EXERCISE TASK —
Start at the line holding "Recreate this image", stop at the line holding "var ug_x = [0, 2];", and repeat those lines exactly, both ends included; skip the pictures.

DATASET ENTRIES —
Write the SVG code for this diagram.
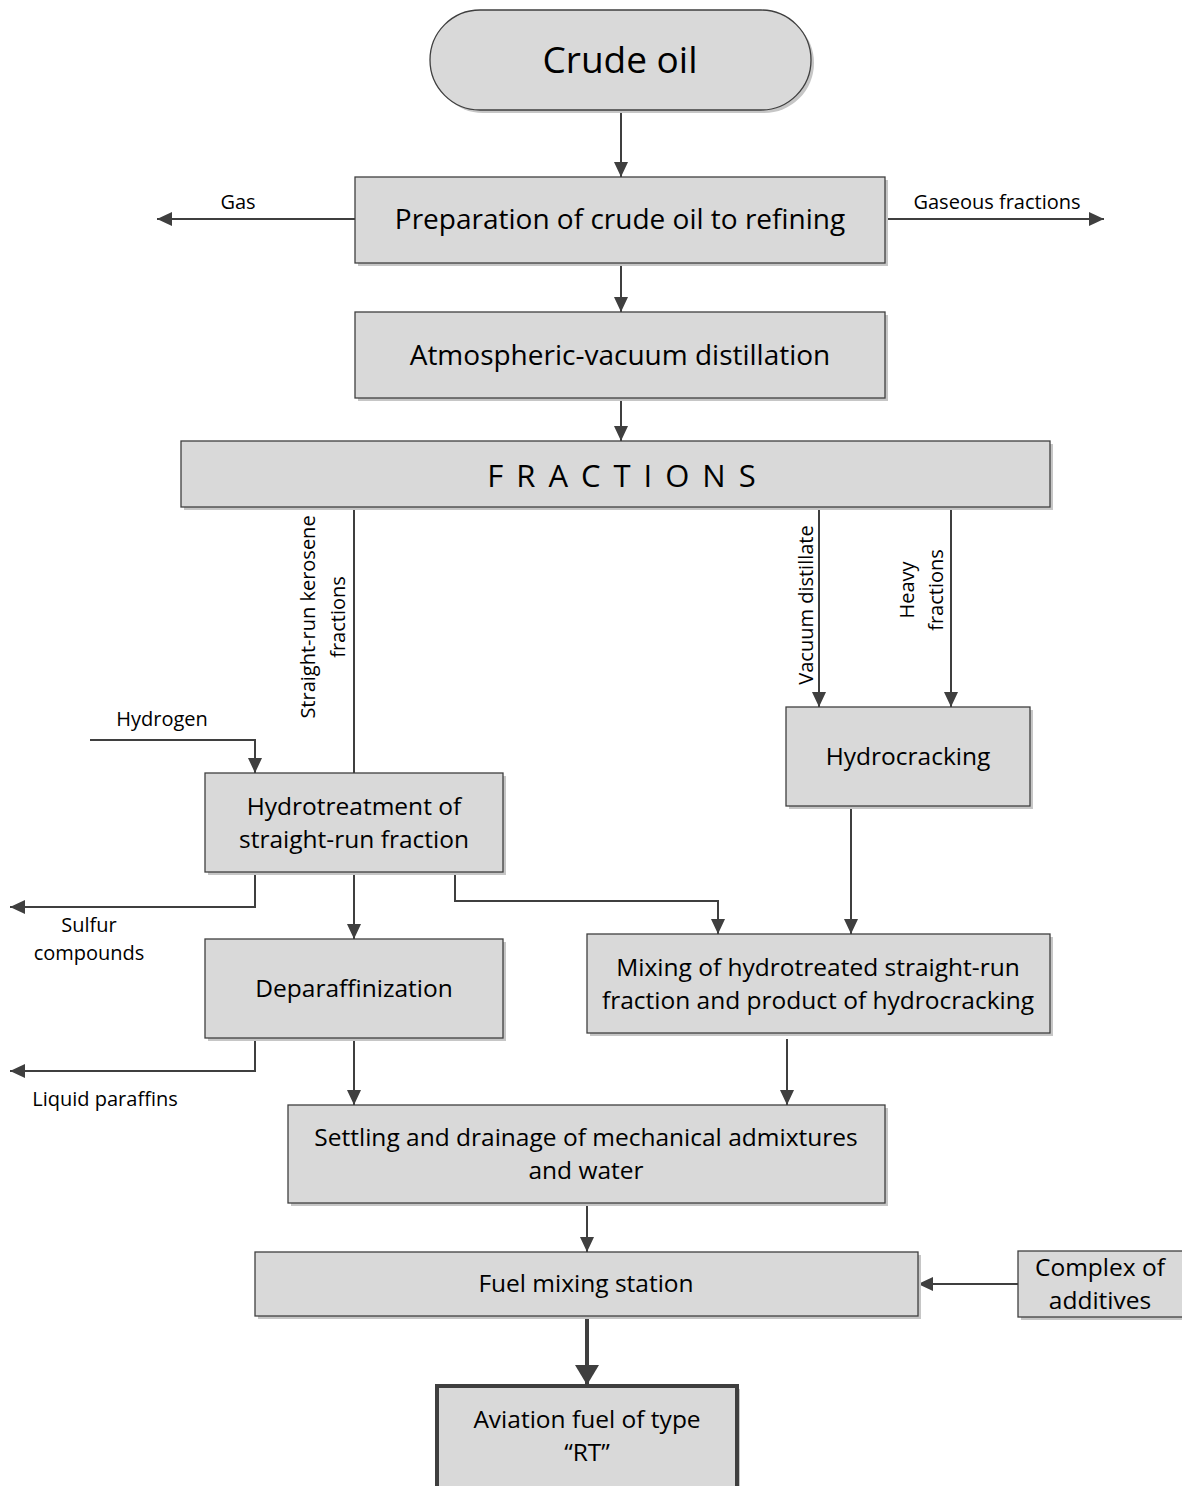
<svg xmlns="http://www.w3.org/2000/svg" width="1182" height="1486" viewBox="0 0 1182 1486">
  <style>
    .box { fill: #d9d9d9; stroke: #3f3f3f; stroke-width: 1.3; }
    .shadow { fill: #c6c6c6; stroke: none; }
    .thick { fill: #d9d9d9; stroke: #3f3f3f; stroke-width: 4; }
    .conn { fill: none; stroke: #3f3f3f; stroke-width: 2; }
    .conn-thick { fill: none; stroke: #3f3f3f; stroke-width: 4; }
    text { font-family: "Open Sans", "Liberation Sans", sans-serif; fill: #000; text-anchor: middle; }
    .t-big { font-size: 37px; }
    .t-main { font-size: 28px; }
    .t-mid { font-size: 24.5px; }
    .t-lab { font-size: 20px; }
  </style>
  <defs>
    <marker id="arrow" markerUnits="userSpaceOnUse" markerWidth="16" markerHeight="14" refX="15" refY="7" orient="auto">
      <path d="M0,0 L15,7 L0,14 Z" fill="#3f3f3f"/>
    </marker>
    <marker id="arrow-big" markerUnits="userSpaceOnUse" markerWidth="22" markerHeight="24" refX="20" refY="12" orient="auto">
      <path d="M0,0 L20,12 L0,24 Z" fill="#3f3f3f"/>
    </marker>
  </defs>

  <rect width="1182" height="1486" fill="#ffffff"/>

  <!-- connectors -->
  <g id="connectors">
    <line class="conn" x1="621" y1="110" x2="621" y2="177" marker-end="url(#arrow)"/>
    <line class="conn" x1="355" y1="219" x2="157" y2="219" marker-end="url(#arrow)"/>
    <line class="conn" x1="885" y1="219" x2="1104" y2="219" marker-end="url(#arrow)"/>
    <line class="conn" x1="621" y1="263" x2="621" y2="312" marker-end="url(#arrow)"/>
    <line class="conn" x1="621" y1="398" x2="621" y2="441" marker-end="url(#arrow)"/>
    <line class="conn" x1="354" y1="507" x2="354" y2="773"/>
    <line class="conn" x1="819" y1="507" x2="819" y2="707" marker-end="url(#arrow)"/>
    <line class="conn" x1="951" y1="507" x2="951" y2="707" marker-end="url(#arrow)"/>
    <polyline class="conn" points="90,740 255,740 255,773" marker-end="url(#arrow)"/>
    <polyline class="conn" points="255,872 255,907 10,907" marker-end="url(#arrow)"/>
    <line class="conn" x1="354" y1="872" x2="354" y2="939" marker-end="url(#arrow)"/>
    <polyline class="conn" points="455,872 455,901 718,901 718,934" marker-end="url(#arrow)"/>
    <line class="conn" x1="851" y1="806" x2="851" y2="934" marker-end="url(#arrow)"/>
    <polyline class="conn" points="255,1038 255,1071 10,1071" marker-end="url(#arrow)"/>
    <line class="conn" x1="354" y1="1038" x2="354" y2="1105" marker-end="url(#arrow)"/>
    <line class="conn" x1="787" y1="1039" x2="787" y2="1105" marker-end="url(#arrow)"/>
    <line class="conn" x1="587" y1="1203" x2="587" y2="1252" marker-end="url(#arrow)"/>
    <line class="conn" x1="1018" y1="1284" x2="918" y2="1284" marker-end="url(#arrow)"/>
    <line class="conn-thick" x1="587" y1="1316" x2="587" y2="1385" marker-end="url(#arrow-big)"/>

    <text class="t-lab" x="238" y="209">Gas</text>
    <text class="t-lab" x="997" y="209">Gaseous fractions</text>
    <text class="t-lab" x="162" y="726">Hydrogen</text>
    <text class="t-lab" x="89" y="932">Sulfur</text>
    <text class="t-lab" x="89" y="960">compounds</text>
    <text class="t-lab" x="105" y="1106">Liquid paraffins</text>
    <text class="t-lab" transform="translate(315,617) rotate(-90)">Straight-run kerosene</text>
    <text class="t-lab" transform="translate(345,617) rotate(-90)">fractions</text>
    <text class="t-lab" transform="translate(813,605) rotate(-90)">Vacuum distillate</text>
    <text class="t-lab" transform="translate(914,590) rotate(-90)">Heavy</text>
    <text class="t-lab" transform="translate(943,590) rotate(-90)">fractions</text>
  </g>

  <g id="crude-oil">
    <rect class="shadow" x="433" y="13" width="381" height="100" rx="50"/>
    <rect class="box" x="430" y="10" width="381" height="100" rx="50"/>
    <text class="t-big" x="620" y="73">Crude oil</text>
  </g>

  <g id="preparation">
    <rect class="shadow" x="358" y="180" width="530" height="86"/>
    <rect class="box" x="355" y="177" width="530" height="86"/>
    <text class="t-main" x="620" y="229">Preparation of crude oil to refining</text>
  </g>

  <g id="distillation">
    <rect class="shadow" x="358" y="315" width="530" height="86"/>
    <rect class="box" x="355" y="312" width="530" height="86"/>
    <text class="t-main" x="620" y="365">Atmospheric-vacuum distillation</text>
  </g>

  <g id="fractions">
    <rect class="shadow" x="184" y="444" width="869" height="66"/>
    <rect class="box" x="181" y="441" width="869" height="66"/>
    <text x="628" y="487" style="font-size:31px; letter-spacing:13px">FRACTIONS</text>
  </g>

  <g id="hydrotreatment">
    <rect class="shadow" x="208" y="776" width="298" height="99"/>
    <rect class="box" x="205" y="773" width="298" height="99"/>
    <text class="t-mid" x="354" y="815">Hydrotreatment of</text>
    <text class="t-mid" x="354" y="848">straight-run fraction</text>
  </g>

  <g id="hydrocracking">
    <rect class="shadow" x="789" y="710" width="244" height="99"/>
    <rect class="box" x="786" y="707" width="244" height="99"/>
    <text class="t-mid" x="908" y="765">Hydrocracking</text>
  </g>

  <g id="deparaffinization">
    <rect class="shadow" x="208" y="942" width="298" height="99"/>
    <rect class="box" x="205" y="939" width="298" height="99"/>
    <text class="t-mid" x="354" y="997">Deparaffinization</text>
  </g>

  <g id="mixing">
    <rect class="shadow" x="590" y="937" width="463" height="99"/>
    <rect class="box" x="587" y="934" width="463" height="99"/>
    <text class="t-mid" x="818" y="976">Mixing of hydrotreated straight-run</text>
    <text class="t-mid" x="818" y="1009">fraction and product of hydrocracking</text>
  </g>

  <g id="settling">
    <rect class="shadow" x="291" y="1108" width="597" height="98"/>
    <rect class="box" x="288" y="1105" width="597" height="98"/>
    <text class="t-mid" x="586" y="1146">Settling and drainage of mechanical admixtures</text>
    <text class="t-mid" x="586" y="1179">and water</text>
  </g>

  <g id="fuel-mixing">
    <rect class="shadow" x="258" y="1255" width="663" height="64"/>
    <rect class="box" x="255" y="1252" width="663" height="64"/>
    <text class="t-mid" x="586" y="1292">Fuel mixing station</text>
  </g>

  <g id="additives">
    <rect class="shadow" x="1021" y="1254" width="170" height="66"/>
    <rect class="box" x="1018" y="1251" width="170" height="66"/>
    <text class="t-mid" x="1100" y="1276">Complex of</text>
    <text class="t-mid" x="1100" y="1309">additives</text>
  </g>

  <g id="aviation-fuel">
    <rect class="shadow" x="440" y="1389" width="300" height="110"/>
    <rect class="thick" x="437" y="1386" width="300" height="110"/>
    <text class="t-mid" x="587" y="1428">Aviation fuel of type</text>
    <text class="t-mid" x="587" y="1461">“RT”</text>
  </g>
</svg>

==

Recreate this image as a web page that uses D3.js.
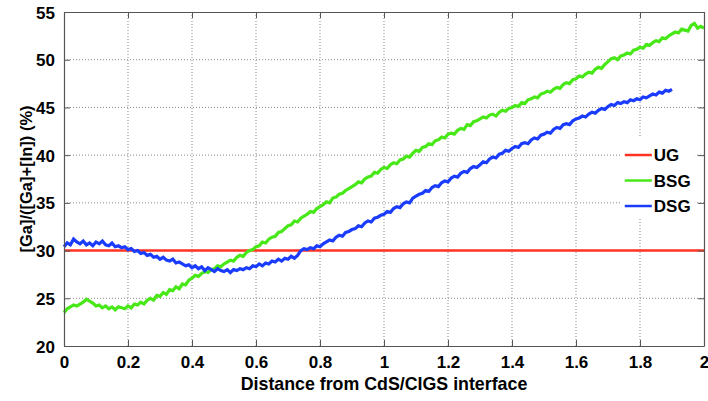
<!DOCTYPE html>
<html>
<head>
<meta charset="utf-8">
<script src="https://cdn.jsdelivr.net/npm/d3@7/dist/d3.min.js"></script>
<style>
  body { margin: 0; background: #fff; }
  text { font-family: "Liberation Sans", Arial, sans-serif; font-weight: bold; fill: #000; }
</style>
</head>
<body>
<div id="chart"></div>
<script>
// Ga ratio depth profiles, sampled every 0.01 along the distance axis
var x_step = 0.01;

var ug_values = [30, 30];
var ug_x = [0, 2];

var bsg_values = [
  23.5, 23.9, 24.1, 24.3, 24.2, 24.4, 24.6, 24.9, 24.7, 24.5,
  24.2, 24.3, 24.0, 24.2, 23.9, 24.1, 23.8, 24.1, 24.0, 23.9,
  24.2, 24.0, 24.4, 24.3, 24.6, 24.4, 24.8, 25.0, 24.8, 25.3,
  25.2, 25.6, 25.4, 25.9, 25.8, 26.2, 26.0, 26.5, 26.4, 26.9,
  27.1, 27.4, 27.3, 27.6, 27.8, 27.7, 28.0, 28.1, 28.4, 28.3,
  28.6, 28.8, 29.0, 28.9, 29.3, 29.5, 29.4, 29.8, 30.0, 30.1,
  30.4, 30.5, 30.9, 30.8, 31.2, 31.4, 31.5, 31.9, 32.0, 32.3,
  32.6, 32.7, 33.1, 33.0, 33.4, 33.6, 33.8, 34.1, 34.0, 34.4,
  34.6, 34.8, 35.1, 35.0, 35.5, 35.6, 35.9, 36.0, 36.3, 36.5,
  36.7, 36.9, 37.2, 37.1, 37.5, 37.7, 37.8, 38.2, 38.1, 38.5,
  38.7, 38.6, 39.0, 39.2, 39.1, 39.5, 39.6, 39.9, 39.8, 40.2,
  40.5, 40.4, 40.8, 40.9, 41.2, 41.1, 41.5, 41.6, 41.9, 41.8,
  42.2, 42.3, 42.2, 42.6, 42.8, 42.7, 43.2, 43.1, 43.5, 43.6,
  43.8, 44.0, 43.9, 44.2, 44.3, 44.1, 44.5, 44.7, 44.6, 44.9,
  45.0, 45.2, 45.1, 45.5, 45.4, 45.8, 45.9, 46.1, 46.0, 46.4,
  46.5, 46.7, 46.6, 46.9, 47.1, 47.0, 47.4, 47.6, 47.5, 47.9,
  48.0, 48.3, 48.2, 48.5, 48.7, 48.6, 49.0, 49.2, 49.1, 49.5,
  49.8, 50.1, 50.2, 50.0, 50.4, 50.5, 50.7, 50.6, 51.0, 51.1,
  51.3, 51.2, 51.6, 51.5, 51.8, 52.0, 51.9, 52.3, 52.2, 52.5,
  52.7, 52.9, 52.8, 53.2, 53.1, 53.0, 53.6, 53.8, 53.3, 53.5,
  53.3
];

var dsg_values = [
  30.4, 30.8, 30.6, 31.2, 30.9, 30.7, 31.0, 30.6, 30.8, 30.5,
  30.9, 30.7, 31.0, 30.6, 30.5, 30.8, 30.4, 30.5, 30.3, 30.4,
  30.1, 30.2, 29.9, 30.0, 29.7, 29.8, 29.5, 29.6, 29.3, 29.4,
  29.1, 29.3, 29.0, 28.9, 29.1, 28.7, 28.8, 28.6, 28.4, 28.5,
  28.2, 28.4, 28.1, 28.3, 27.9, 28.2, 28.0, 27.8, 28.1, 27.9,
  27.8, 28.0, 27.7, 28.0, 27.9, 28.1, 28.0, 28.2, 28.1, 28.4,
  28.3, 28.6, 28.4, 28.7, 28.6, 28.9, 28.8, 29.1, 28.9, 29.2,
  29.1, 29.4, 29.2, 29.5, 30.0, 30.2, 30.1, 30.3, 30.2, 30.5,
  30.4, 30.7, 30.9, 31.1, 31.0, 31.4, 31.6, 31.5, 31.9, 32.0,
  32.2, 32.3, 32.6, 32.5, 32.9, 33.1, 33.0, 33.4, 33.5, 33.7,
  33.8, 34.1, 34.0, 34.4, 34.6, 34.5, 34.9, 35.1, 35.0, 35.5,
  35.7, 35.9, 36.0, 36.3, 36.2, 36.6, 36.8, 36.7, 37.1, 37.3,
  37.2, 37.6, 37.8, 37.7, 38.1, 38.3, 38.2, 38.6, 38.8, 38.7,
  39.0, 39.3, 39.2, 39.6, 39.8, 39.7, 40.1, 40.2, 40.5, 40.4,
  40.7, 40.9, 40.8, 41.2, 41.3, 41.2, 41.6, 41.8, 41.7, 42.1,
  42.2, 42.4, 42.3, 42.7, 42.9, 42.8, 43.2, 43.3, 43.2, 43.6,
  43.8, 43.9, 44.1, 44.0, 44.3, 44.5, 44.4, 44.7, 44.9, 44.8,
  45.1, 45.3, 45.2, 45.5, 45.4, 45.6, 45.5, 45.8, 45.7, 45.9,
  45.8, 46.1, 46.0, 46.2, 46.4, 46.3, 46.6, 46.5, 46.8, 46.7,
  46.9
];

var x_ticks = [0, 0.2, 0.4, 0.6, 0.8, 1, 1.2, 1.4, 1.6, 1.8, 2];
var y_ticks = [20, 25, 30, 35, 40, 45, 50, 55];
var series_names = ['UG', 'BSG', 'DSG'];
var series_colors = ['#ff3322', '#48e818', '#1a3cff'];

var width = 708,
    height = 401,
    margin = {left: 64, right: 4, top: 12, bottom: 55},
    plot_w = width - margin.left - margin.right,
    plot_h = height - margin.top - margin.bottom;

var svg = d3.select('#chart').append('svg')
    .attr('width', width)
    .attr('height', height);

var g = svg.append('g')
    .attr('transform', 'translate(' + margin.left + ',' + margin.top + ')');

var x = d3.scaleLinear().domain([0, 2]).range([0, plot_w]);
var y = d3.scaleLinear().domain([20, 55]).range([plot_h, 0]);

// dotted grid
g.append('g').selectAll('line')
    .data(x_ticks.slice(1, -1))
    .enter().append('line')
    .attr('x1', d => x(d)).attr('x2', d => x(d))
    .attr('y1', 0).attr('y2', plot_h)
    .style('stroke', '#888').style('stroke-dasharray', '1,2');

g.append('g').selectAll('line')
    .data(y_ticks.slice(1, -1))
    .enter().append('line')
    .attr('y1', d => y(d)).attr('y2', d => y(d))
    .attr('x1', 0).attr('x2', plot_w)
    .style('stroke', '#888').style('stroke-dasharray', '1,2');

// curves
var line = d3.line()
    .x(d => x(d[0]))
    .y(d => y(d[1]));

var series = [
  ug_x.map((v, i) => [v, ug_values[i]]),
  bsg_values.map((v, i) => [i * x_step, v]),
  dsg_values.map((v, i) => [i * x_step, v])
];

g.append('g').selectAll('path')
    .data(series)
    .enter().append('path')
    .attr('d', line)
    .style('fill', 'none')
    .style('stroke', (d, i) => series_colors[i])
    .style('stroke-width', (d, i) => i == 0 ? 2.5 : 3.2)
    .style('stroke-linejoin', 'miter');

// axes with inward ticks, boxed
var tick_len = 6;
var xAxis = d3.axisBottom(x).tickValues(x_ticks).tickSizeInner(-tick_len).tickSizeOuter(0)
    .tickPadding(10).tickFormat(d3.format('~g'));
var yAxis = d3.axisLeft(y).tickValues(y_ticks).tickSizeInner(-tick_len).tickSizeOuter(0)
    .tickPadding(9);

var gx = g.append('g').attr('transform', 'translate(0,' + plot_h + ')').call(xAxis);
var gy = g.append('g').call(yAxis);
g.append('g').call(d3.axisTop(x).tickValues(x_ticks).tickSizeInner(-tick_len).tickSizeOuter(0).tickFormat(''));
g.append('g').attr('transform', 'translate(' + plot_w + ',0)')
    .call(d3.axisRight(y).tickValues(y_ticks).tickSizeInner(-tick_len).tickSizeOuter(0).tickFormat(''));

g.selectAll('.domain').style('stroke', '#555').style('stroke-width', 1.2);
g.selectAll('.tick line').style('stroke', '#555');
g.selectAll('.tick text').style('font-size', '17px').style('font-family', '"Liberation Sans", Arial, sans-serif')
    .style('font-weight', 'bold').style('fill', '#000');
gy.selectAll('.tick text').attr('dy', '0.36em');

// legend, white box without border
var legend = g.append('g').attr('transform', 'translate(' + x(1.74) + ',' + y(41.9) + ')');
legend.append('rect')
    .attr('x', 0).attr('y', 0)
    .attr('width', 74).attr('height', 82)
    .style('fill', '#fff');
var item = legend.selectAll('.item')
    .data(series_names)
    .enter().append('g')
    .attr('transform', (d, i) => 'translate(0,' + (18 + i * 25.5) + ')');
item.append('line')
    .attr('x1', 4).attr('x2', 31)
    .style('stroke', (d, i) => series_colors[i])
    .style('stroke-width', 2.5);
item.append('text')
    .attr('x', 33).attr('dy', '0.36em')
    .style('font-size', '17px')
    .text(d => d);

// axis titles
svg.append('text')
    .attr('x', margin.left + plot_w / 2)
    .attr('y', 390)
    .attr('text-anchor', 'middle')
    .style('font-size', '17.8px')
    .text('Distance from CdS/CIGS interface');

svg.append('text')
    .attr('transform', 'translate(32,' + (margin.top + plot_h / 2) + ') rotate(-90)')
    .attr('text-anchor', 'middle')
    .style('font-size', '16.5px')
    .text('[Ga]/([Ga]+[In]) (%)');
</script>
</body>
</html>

WORKED SOLUTION —
Recreate this image as a web page that uses D3.js.
<!DOCTYPE html>
<html>
<head>
<meta charset="utf-8">
<script src="https://cdn.jsdelivr.net/npm/d3@7/dist/d3.min.js"></script>
<style>
  body { margin: 0; background: #fff; }
  text { font-family: "Liberation Sans", Arial, sans-serif; font-weight: bold; fill: #000; }
</style>
</head>
<body>
<div id="chart"></div>
<script>
// Ga ratio depth profiles, sampled every 0.01 along the distance axis
var x_step = 0.01;

var ug_values = [30, 30];
var ug_x = [0, 2];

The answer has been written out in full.